Challenge - Starting at the line containing "Give me the Plotly source for this chart.", please quote every line up to and including the line containing "import plotly.graph_objects as go", exactly, and nothing beyond.

Entries supplied -
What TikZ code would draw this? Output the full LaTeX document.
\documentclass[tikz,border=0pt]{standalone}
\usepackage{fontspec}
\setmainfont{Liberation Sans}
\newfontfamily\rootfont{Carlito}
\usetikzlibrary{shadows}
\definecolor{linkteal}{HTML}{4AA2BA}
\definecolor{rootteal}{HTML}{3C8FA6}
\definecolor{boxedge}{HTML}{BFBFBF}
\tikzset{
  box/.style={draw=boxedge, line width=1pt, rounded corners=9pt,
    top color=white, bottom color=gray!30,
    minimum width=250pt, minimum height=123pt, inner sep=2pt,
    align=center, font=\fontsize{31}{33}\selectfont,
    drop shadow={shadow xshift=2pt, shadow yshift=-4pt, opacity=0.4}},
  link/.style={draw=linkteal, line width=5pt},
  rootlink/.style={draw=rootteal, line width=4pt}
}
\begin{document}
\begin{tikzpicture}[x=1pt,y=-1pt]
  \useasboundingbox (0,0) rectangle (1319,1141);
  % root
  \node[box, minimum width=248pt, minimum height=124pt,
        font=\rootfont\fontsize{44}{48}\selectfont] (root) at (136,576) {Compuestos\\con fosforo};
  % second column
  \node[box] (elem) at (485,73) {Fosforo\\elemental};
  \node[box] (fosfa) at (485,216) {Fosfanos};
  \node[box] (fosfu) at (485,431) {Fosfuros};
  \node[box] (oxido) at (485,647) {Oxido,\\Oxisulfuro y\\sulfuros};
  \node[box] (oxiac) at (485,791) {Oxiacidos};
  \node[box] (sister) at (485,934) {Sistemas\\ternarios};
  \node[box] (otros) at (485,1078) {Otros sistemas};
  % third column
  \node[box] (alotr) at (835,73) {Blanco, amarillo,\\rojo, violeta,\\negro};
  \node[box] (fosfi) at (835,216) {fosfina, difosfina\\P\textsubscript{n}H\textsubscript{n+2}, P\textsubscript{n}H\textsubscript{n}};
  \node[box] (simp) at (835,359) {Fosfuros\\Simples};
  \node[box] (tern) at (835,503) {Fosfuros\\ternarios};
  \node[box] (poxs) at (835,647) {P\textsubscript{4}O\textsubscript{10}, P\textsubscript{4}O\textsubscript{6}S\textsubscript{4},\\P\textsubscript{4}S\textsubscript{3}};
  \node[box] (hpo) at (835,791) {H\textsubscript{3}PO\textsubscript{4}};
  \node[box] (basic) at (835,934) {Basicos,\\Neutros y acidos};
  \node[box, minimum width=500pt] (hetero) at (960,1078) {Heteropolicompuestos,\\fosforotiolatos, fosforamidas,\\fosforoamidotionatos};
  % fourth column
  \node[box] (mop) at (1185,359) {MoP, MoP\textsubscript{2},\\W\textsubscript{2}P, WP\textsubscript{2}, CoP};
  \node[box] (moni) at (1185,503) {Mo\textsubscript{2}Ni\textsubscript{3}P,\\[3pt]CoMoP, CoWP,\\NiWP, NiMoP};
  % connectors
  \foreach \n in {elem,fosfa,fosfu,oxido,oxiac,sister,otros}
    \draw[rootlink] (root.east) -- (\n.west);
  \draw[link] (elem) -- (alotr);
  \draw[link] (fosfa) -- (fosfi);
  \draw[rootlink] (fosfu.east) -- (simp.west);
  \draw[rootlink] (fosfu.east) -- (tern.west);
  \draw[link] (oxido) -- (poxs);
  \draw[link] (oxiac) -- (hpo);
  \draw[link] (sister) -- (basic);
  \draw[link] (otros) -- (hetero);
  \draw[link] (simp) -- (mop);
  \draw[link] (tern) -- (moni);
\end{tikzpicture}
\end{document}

--

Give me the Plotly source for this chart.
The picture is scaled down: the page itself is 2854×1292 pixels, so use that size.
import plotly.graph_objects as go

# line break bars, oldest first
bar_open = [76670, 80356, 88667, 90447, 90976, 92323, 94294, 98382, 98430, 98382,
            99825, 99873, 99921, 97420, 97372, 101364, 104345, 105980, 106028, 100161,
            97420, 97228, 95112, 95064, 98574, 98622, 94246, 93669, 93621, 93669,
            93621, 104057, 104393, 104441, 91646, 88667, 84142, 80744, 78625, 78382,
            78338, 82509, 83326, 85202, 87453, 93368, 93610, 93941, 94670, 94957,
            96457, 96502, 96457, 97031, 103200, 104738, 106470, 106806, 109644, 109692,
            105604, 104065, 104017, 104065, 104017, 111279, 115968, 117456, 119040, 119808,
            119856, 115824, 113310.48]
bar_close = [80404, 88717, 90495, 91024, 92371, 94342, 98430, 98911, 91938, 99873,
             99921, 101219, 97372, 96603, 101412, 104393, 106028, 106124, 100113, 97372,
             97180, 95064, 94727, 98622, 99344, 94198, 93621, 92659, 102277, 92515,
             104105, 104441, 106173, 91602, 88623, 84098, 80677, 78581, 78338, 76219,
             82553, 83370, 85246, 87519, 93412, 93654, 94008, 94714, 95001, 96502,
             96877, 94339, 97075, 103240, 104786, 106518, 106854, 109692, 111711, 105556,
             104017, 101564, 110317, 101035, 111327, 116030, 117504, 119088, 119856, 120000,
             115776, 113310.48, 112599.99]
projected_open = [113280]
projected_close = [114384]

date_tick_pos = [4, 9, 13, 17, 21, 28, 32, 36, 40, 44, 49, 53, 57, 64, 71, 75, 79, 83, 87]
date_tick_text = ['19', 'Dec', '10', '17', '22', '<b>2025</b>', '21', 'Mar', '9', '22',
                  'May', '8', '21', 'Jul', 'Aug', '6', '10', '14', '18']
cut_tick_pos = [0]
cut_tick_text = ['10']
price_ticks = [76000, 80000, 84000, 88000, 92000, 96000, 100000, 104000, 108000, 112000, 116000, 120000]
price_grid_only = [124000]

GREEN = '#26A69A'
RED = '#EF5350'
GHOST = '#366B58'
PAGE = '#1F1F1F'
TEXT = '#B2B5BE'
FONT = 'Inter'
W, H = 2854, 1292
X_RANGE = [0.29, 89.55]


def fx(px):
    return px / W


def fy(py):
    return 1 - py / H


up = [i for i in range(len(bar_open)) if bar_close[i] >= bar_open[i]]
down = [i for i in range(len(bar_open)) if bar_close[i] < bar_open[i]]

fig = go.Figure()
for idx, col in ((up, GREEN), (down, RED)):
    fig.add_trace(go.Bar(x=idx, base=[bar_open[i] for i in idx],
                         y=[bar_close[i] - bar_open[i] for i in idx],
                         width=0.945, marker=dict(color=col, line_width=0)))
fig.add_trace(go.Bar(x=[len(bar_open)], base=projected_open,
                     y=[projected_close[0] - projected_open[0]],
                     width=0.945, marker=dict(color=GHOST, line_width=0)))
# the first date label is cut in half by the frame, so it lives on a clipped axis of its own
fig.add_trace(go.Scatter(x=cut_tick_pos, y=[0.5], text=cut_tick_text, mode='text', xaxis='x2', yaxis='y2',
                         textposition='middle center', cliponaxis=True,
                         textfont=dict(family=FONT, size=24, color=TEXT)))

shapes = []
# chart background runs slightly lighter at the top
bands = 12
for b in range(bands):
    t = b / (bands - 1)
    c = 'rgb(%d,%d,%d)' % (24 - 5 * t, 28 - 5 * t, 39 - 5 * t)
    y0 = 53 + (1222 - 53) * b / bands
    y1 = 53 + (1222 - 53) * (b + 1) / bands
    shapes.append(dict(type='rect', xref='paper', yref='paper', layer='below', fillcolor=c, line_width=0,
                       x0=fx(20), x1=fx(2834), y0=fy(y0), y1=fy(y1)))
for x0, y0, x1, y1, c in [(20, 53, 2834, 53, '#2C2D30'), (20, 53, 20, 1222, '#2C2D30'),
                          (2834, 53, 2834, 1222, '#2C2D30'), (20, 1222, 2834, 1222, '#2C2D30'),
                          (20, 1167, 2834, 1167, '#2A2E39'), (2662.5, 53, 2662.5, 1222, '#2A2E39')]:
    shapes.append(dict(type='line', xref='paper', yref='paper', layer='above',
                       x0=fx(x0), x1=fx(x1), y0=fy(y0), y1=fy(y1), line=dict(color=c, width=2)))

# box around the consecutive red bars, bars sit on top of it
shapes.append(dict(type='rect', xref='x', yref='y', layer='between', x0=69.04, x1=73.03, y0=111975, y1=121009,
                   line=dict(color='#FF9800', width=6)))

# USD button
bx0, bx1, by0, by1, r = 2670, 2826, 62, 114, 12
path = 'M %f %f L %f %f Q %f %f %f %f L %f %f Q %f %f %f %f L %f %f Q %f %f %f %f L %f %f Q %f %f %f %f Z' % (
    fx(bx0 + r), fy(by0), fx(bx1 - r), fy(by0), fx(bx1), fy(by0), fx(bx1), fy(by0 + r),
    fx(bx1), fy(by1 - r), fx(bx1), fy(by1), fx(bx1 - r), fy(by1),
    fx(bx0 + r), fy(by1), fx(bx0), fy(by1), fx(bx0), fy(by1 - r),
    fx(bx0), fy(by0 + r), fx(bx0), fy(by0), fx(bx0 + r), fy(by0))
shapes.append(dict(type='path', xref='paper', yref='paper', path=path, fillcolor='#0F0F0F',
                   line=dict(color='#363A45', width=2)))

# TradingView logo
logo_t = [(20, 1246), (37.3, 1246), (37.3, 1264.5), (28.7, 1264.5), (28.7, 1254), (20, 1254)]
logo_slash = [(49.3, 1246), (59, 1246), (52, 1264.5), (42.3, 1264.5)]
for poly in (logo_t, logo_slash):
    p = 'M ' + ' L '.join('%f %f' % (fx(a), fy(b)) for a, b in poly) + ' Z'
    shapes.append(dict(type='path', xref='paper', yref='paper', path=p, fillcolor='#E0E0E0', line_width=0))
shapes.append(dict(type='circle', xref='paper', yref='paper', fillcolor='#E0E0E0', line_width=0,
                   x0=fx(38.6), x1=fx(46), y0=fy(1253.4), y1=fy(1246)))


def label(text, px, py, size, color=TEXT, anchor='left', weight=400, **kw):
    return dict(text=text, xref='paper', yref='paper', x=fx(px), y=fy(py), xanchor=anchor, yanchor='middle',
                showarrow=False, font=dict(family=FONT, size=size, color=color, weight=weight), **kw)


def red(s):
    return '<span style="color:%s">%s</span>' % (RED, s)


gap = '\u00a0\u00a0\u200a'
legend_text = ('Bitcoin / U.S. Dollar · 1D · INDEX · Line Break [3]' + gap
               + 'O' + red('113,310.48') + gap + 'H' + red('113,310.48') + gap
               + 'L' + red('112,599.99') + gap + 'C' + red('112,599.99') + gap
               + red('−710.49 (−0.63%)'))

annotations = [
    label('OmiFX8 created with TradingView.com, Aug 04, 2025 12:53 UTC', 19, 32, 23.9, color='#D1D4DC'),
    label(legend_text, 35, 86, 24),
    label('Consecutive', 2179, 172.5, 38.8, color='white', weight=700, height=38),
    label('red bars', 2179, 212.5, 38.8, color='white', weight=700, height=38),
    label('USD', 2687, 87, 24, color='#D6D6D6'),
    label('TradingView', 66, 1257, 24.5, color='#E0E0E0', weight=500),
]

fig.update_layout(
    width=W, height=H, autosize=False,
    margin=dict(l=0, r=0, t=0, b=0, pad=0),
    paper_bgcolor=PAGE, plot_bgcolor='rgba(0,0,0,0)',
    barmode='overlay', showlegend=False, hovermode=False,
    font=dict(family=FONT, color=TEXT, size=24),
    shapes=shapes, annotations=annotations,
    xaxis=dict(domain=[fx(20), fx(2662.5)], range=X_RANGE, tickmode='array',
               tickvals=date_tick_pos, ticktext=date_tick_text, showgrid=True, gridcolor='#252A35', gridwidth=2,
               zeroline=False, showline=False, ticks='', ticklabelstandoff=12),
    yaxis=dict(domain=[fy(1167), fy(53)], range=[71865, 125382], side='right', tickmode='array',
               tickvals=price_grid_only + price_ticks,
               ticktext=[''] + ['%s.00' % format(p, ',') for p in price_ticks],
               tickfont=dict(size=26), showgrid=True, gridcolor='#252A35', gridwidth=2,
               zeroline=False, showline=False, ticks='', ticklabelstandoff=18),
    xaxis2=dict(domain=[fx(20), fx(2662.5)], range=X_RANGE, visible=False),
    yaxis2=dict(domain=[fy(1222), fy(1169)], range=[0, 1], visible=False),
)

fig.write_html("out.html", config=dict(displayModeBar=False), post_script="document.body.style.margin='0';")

Reply -
Give me the Plotly source for this chart.
The picture is scaled down: the page itself is 2854×1292 pixels, so use that size.
import plotly.graph_objects as go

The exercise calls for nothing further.